- _Given request_
Print word for word the first line of the listing below and every line after it, through the line with "1, 1, 1, 1, 1, 1, 1, 1, 1]". Leave out the pictures and the rest.

- _Given material_
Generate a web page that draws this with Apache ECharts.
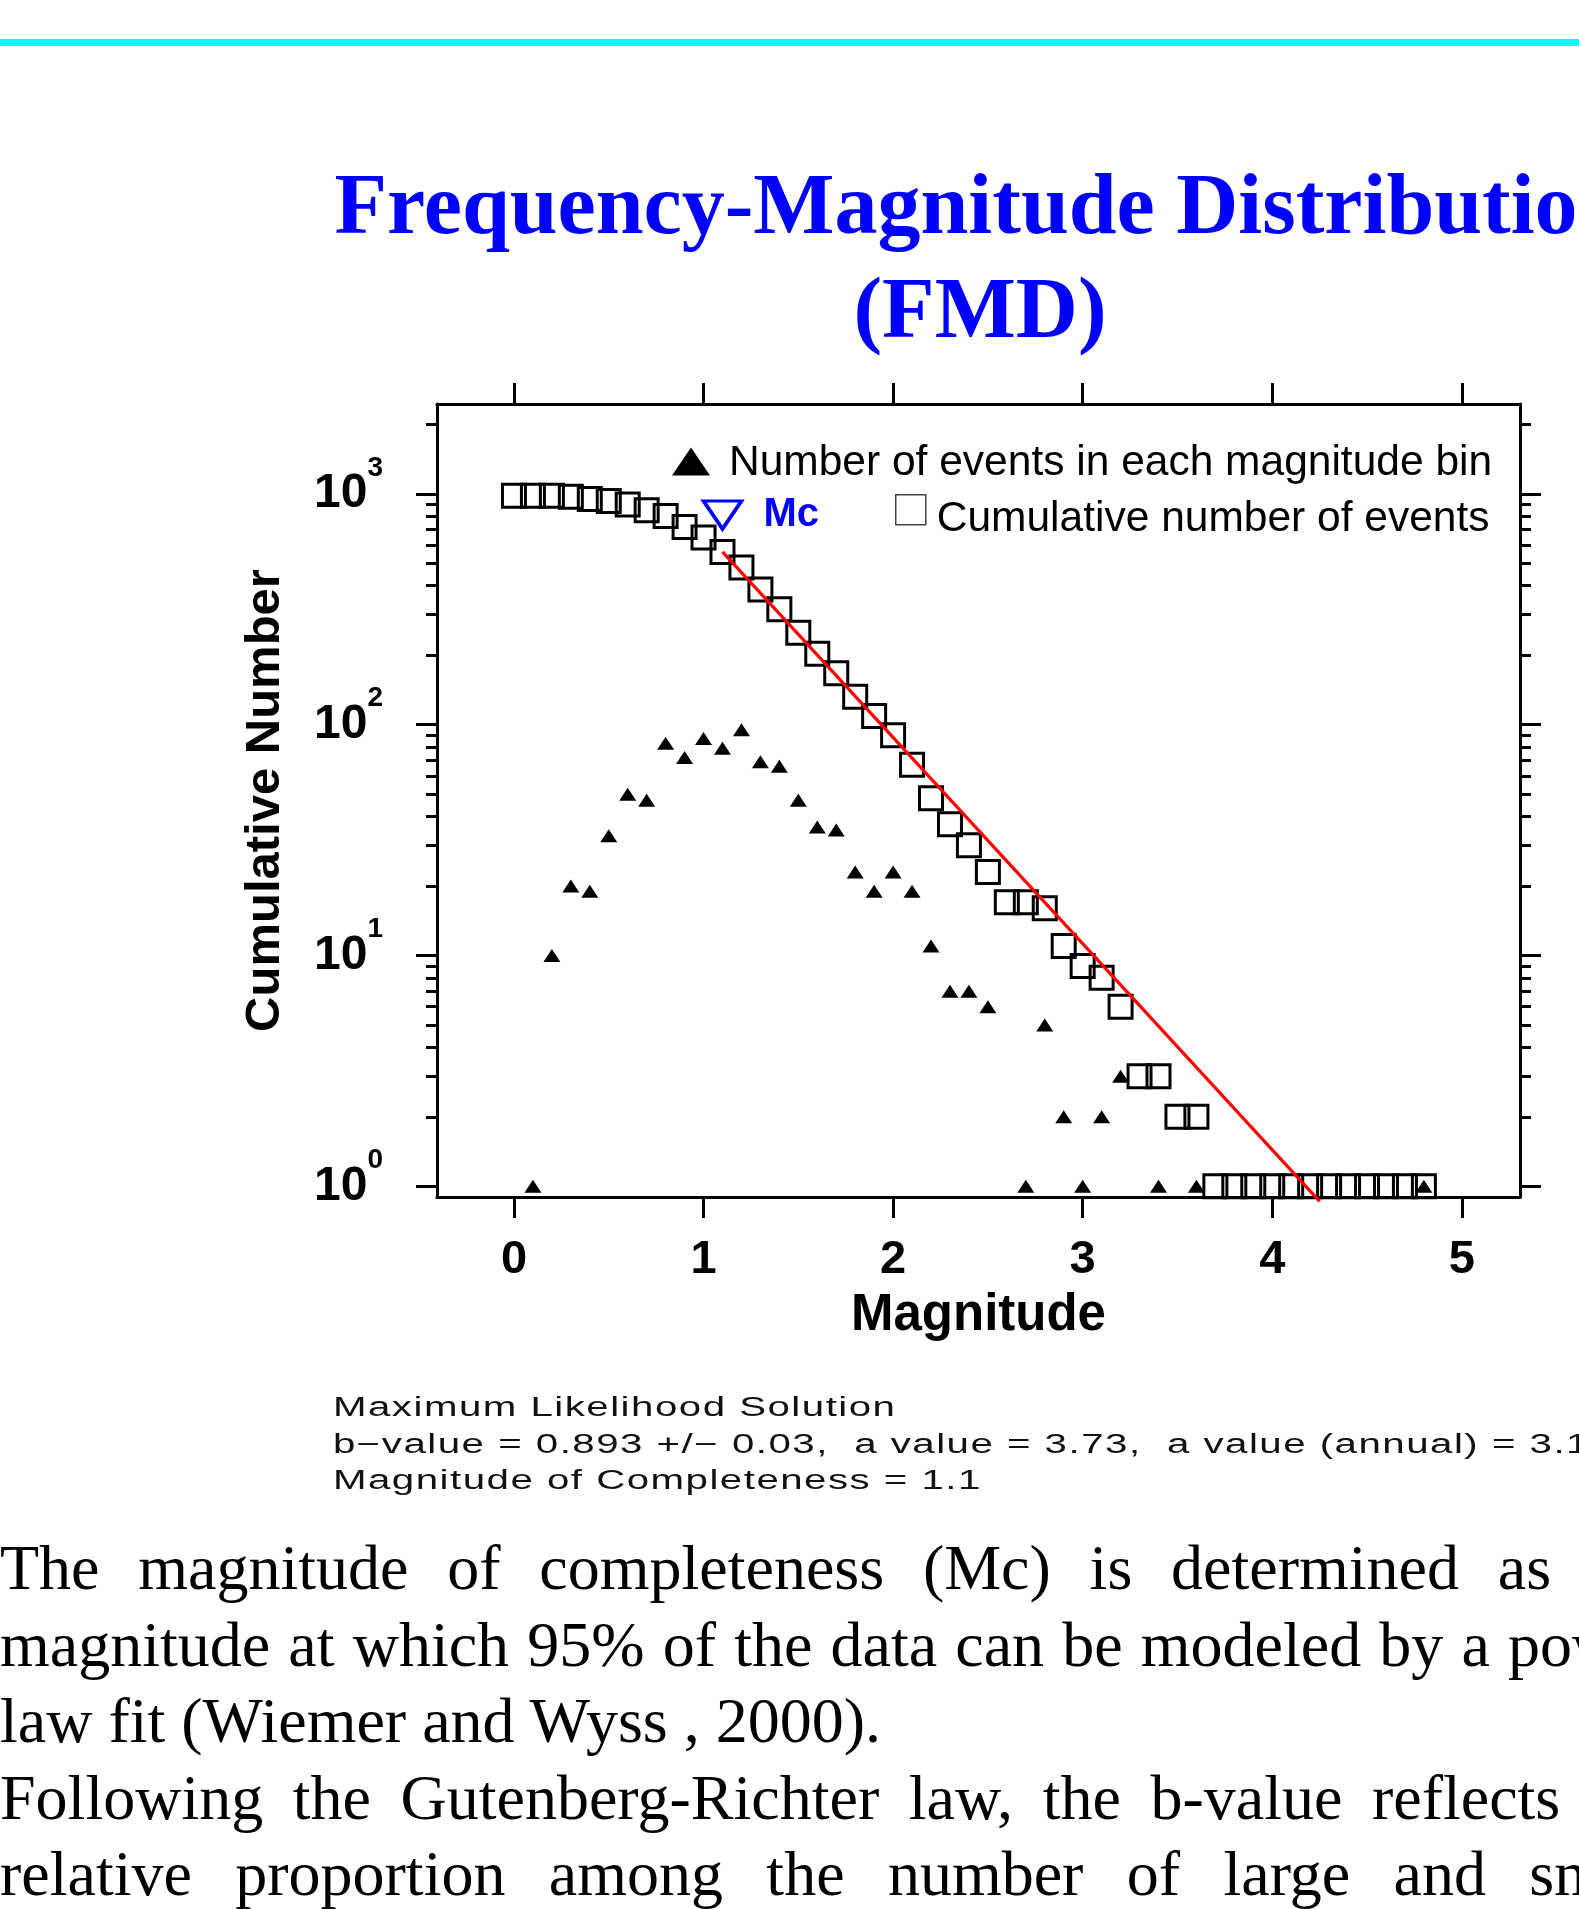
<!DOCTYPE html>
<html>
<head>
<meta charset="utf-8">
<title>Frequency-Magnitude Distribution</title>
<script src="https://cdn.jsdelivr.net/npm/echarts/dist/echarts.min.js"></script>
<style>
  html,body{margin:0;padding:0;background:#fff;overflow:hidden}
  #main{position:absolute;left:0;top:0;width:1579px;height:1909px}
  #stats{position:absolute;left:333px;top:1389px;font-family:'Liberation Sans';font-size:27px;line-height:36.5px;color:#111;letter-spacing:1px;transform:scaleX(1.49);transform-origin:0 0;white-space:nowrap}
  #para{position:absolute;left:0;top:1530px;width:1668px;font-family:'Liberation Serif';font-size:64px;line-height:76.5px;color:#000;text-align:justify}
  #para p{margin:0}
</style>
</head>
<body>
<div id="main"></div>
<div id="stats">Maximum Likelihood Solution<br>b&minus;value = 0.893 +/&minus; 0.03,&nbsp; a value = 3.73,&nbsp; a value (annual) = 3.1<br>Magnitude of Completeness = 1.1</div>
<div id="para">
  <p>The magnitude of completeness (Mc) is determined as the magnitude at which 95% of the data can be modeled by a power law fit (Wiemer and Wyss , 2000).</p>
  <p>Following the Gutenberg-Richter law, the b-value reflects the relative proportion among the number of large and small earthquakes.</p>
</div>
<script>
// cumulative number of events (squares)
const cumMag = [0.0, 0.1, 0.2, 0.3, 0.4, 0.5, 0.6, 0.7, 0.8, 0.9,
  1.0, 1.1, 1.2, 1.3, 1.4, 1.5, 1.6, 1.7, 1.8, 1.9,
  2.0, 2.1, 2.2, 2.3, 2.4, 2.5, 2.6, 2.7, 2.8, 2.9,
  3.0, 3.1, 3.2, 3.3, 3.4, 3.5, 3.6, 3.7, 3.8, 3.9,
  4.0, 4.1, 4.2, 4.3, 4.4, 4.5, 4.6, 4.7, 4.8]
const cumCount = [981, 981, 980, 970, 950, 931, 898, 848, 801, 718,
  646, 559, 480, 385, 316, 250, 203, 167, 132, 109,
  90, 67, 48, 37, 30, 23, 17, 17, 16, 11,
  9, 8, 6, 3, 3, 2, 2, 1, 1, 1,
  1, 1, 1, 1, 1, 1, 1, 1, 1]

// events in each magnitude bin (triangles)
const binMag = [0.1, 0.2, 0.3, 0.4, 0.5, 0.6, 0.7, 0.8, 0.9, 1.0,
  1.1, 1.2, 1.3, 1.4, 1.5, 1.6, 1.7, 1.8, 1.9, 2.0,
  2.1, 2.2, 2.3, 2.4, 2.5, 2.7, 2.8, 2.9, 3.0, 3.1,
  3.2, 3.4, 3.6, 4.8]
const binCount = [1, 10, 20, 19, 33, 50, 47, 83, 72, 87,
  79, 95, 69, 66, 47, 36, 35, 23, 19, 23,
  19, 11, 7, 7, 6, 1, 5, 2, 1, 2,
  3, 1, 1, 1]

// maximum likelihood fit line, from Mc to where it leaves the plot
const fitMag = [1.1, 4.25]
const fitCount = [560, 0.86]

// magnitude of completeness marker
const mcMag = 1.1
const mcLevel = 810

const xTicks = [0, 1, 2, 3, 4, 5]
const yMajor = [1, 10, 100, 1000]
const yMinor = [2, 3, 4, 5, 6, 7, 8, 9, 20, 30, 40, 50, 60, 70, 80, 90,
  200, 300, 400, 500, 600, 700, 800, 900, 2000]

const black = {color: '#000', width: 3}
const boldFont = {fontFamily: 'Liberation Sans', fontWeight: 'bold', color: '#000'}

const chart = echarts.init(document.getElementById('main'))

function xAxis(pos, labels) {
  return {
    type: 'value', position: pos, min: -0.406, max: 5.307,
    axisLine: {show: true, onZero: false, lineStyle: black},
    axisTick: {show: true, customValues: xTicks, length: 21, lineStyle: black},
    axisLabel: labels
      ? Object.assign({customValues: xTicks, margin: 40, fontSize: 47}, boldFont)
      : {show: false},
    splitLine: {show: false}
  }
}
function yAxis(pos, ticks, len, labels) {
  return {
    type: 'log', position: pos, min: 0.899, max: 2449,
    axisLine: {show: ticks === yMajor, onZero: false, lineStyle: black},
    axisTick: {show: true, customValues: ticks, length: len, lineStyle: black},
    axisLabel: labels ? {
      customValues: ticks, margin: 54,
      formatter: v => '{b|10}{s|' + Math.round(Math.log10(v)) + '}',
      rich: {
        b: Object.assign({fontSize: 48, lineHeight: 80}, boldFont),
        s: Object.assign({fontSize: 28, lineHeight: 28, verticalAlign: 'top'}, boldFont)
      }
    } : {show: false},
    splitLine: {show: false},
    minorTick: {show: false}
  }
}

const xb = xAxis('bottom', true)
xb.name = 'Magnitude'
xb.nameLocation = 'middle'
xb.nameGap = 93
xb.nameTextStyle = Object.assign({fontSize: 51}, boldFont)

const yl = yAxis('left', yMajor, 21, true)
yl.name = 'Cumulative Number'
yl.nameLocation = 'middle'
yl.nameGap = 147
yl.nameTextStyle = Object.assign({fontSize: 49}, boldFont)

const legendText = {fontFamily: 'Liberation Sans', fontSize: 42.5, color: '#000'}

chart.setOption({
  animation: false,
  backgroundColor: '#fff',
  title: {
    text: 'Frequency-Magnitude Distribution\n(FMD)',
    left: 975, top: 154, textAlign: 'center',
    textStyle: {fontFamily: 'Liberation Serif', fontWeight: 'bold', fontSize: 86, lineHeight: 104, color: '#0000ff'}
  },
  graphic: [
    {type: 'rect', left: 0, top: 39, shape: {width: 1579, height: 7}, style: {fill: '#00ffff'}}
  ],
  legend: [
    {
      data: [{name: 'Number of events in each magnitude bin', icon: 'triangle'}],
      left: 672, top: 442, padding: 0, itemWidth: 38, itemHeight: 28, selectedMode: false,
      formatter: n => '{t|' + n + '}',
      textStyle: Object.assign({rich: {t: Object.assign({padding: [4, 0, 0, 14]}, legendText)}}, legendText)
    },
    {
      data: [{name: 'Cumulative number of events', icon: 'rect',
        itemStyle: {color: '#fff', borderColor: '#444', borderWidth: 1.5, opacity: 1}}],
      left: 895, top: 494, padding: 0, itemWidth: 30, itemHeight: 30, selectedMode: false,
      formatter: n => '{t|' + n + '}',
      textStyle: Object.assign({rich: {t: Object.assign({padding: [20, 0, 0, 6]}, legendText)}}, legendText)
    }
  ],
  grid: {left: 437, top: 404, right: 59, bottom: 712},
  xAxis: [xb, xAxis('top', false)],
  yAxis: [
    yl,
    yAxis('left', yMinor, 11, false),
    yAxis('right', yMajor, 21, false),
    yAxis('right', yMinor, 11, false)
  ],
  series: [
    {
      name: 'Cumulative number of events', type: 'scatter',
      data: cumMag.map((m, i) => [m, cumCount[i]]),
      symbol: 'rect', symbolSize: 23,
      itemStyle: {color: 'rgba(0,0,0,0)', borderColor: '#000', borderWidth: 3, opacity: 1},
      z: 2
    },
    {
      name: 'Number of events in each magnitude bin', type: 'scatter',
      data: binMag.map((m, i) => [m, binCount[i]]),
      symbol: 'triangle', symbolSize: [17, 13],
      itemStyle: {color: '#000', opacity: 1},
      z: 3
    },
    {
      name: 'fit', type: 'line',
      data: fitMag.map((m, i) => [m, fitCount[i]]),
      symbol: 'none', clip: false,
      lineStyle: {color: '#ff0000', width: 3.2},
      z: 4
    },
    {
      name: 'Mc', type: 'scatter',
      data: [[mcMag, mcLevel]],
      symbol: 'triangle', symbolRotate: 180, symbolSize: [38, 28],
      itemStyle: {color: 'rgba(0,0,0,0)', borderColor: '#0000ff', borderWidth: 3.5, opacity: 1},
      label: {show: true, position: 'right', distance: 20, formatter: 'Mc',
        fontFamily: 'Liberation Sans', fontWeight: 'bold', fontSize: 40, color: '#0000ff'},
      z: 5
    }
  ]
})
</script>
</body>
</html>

- _Solved exercise_
Generate a web page that draws this with Apache ECharts.
<!DOCTYPE html>
<html>
<head>
<meta charset="utf-8">
<title>Frequency-Magnitude Distribution</title>
<script src="https://cdn.jsdelivr.net/npm/echarts/dist/echarts.min.js"></script>
<style>
  html,body{margin:0;padding:0;background:#fff;overflow:hidden}
  #main{position:absolute;left:0;top:0;width:1579px;height:1909px}
  #stats{position:absolute;left:333px;top:1389px;font-family:'Liberation Sans';font-size:27px;line-height:36.5px;color:#111;letter-spacing:1px;transform:scaleX(1.49);transform-origin:0 0;white-space:nowrap}
  #para{position:absolute;left:0;top:1530px;width:1668px;font-family:'Liberation Serif';font-size:64px;line-height:76.5px;color:#000;text-align:justify}
  #para p{margin:0}
</style>
</head>
<body>
<div id="main"></div>
<div id="stats">Maximum Likelihood Solution<br>b&minus;value = 0.893 +/&minus; 0.03,&nbsp; a value = 3.73,&nbsp; a value (annual) = 3.1<br>Magnitude of Completeness = 1.1</div>
<div id="para">
  <p>The magnitude of completeness (Mc) is determined as the magnitude at which 95% of the data can be modeled by a power law fit (Wiemer and Wyss , 2000).</p>
  <p>Following the Gutenberg-Richter law, the b-value reflects the relative proportion among the number of large and small earthquakes.</p>
</div>
<script>
// cumulative number of events (squares)
const cumMag = [0.0, 0.1, 0.2, 0.3, 0.4, 0.5, 0.6, 0.7, 0.8, 0.9,
  1.0, 1.1, 1.2, 1.3, 1.4, 1.5, 1.6, 1.7, 1.8, 1.9,
  2.0, 2.1, 2.2, 2.3, 2.4, 2.5, 2.6, 2.7, 2.8, 2.9,
  3.0, 3.1, 3.2, 3.3, 3.4, 3.5, 3.6, 3.7, 3.8, 3.9,
  4.0, 4.1, 4.2, 4.3, 4.4, 4.5, 4.6, 4.7, 4.8]
const cumCount = [981, 981, 980, 970, 950, 931, 898, 848, 801, 718,
  646, 559, 480, 385, 316, 250, 203, 167, 132, 109,
  90, 67, 48, 37, 30, 23, 17, 17, 16, 11,
  9, 8, 6, 3, 3, 2, 2, 1, 1, 1,
  1, 1, 1, 1, 1, 1, 1, 1, 1]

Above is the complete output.